▶ **What to do**:
The material below should be written out in full and exactly; pictures stay out of the copy.

▶ **Data lines**:
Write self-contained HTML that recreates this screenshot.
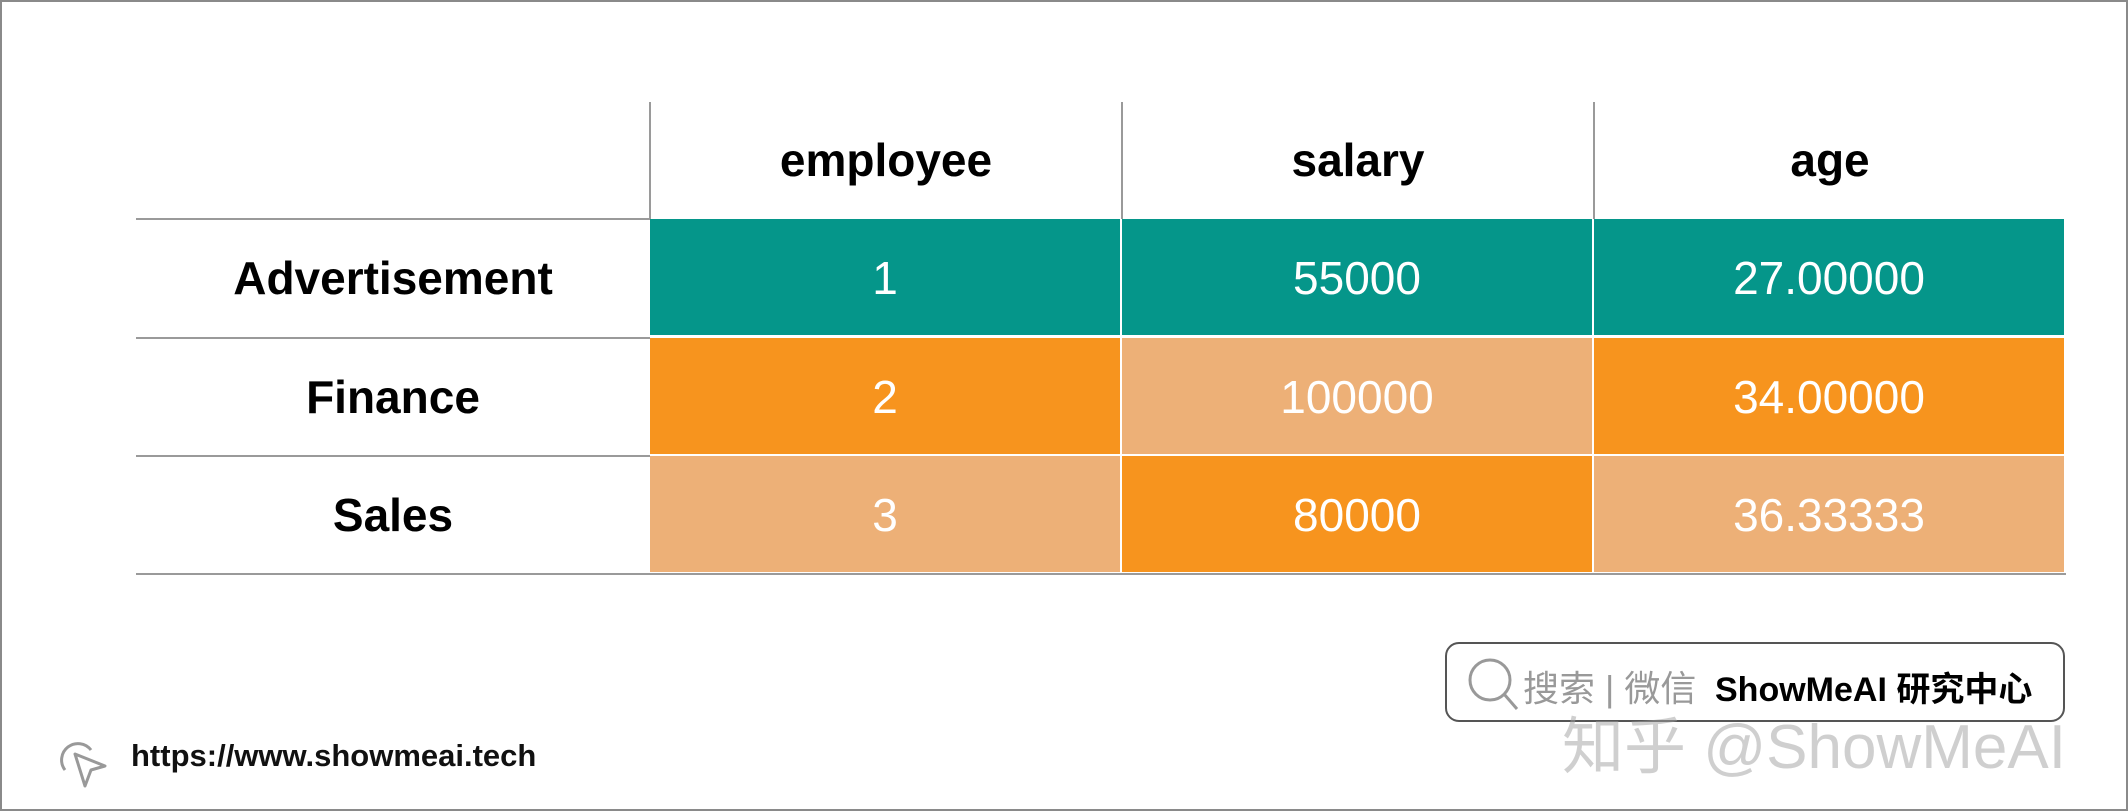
<!DOCTYPE html>
<html><head><meta charset="utf-8">
<style>
body{margin:0;width:2128px;height:811px;background:#fff;position:relative;overflow:hidden;font-family:"Liberation Sans","Noto Sans CJK SC",sans-serif}
#frame{position:absolute;left:0;top:0;width:2124px;height:807px;border:2px solid #8a8a8a}
.abs{position:absolute}
.hdr{position:absolute;top:102px;height:117px;line-height:117px;text-align:center;font-weight:bold;font-size:46px;color:#000}
.vline{position:absolute;width:2px;background:#9a9a9a}
.hline{position:absolute;height:2px;background:#9a9a9a}
.rlab{position:absolute;left:136px;width:514px;text-align:center;font-weight:bold;font-size:46px;color:#000}
.cell{position:absolute;text-align:center;color:#fff;font-size:46px;box-sizing:border-box;border-right:2px solid #fff;border-bottom:2px solid #fff}
</style></head><body>
<div id="frame"></div>
<div id="table"></div>
<svg class="abs" style="left:55px;top:736px" width="56" height="54">
<path d="M10 34 A16 16 0 1 1 36 14" fill="none" stroke="#999" stroke-width="3"/>
<path d="M20 18 L50 30 L36 34 L30 50 Z" fill="#fff" stroke="#999" stroke-width="3" stroke-linejoin="round"/>
</svg>
<div class="abs" style="left:131px;top:738px;font-size:31px;color:#111;font-weight:bold">https://www.showmeai.tech</div>
<div class="abs" style="left:1445px;top:642px;width:620px;height:80px;border:2px solid #555;border-radius:14px;box-sizing:border-box"></div>
<svg class="abs" style="left:1465px;top:655px" width="60" height="60">
<circle cx="25" cy="25" r="20" fill="none" stroke="#999" stroke-width="3"/><line x1="39" y1="39" x2="52" y2="54" stroke="#999" stroke-width="3"/>
</svg>
<div class="abs" style="left:1523px;top:660px;font-size:36px;color:#999">搜索 | 微信</div>
<div class="abs" style="left:1715px;top:662px;font-size:34px;color:#000;font-weight:bold">ShowMeAI 研究中心</div>
<div class="abs" style="left:1562px;top:696px;font-size:62px;color:rgba(160,160,160,0.5);white-space:nowrap">知乎 @ShowMeAI</div>
<script>
const columns=["employee","salary","age"];
const rows=["Advertisement","Finance","Sales"];
const employeeVals=["1","2","3"];
const salaryVals=["55000","100000","80000"];
const ageVals=["27.00000","34.00000","36.33333"];
const employeeColors=["teal","orange","light"];
const salaryColors=["teal","light","orange"];
const ageColors=["teal","orange","light"];
const palette={teal:"#05968A",orange:"#F7941E",light:"#EDB077"};
const t=document.getElementById('table');
const colX=[650,1122,1594], colW=472, rowY=[219,338,456], rowH=118;
const vals=[employeeVals,salaryVals,ageVals], cols=[employeeColors,salaryColors,ageColors];
columns.forEach((c,i)=>{
 const h=document.createElement('div');h.className='hdr';
 
 
 h.style.left=colX[i]+'px';h.style.width=colW+'px';h.textContent=c;t.appendChild(h);
 const v=document.createElement('div');v.className='vline';
 
 
 v.style.left=(colX[i]-1)+'px';v.style.top='102px';v.style.height='117px';t.appendChild(v);
});
rows.forEach((r,j)=>{
 const y=rowY[j];
 const l=document.createElement('div');l.className='rlab';
 
 
 l.style.top=y+'px';l.style.height=rowH+'px';l.style.lineHeight=rowH+'px';l.textContent=r;t.appendChild(l);
 const hl=document.createElement('div');hl.className='hline';
 
 
 hl.style.left='136px';hl.style.width='514px';hl.style.top=(y-1)+'px';t.appendChild(hl);
 columns.forEach((c,i)=>{
  const d=document.createElement('div');d.className='cell';
  
  
  d.style.left=colX[i]+'px';d.style.top=y+'px';d.style.width=colW+'px';d.style.height=rowH+'px';
  d.style.lineHeight=rowH+'px';d.style.background=palette[cols[i][j]];d.textContent=vals[i][j];t.appendChild(d);
 });
});
const b=document.createElement('div');b.className='hline';


b.style.left='136px';b.style.width='1930px';b.style.top='573px';t.appendChild(b);
</script>
</body></html>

▶ **Final result**:
Write self-contained HTML that recreates this screenshot.
<!DOCTYPE html>
<html><head><meta charset="utf-8">
<style>
body{margin:0;width:2128px;height:811px;background:#fff;position:relative;overflow:hidden;font-family:"Liberation Sans","Noto Sans CJK SC",sans-serif}
#frame{position:absolute;left:0;top:0;width:2124px;height:807px;border:2px solid #8a8a8a}
.abs{position:absolute}
.hdr{position:absolute;top:102px;height:117px;line-height:117px;text-align:center;font-weight:bold;font-size:46px;color:#000}
.vline{position:absolute;width:2px;background:#9a9a9a}
.hline{position:absolute;height:2px;background:#9a9a9a}
.rlab{position:absolute;left:136px;width:514px;text-align:center;font-weight:bold;font-size:46px;color:#000}
.cell{position:absolute;text-align:center;color:#fff;font-size:46px;box-sizing:border-box;border-right:2px solid #fff;border-bottom:2px solid #fff}
</style></head><body>
<div id="frame"></div>
<div id="table"></div>
<svg class="abs" style="left:55px;top:736px" width="56" height="54">
<path d="M10 34 A16 16 0 1 1 36 14" fill="none" stroke="#999" stroke-width="3"/>
<path d="M20 18 L50 30 L36 34 L30 50 Z" fill="#fff" stroke="#999" stroke-width="3" stroke-linejoin="round"/>
</svg>
<div class="abs" style="left:131px;top:738px;font-size:31px;color:#111;font-weight:bold">https://www.showmeai.tech</div>
<div class="abs" style="left:1445px;top:642px;width:620px;height:80px;border:2px solid #555;border-radius:14px;box-sizing:border-box"></div>
<svg class="abs" style="left:1465px;top:655px" width="60" height="60">
<circle cx="25" cy="25" r="20" fill="none" stroke="#999" stroke-width="3"/><line x1="39" y1="39" x2="52" y2="54" stroke="#999" stroke-width="3"/>
</svg>
<div class="abs" style="left:1523px;top:660px;font-size:36px;color:#999">搜索 | 微信</div>
<div class="abs" style="left:1715px;top:662px;font-size:34px;color:#000;font-weight:bold">ShowMeAI 研究中心</div>
<div class="abs" style="left:1562px;top:696px;font-size:62px;color:rgba(160,160,160,0.5);white-space:nowrap">知乎 @ShowMeAI</div>
<script>
const columns=["employee","salary","age"];
const rows=["Advertisement","Finance","Sales"];
const employeeVals=["1","2","3"];
const salaryVals=["55000","100000","80000"];
const ageVals=["27.00000","34.00000","36.33333"];
const employeeColors=["teal","orange","light"];
const salaryColors=["teal","light","orange"];
const ageColors=["teal","orange","light"];
const palette={teal:"#05968A",orange:"#F7941E",light:"#EDB077"};
const t=document.getElementById('table');
const colX=[650,1122,1594], colW=472, rowY=[219,338,456], rowH=118;
const vals=[employeeVals,salaryVals,ageVals], cols=[employeeColors,salaryColors,ageColors];
columns.forEach((c,i)=>{
 const h=document.createElement('div');h.className='hdr';
 
 
 h.style.left=colX[i]+'px';h.style.width=colW+'px';h.textContent=c;t.appendChild(h);
 const v=document.createElement('div');v.className='vline';
 
 
 v.style.left=(colX[i]-1)+'px';v.style.top='102px';v.style.height='117px';t.appendChild(v);
});
rows.forEach((r,j)=>{
 const y=rowY[j];
 const l=document.createElement('div');l.className='rlab';
 
 
 l.style.top=y+'px';l.style.height=rowH+'px';l.style.lineHeight=rowH+'px';l.textContent=r;t.appendChild(l);
 const hl=document.createElement('div');hl.className='hline';
 
 
 hl.style.left='136px';hl.style.width='514px';hl.style.top=(y-1)+'px';t.appendChild(hl);
 columns.forEach((c,i)=>{
  const d=document.createElement('div');d.className='cell';
  
  
  d.style.left=colX[i]+'px';d.style.top=y+'px';d.style.width=colW+'px';d.style.height=rowH+'px';
  d.style.lineHeight=rowH+'px';d.style.background=palette[cols[i][j]];d.textContent=vals[i][j];t.appendChild(d);
 });
});
const b=document.createElement('div');b.className='hline';


b.style.left='136px';b.style.width='1930px';b.style.top='573px';t.appendChild(b);
</script>
</body></html>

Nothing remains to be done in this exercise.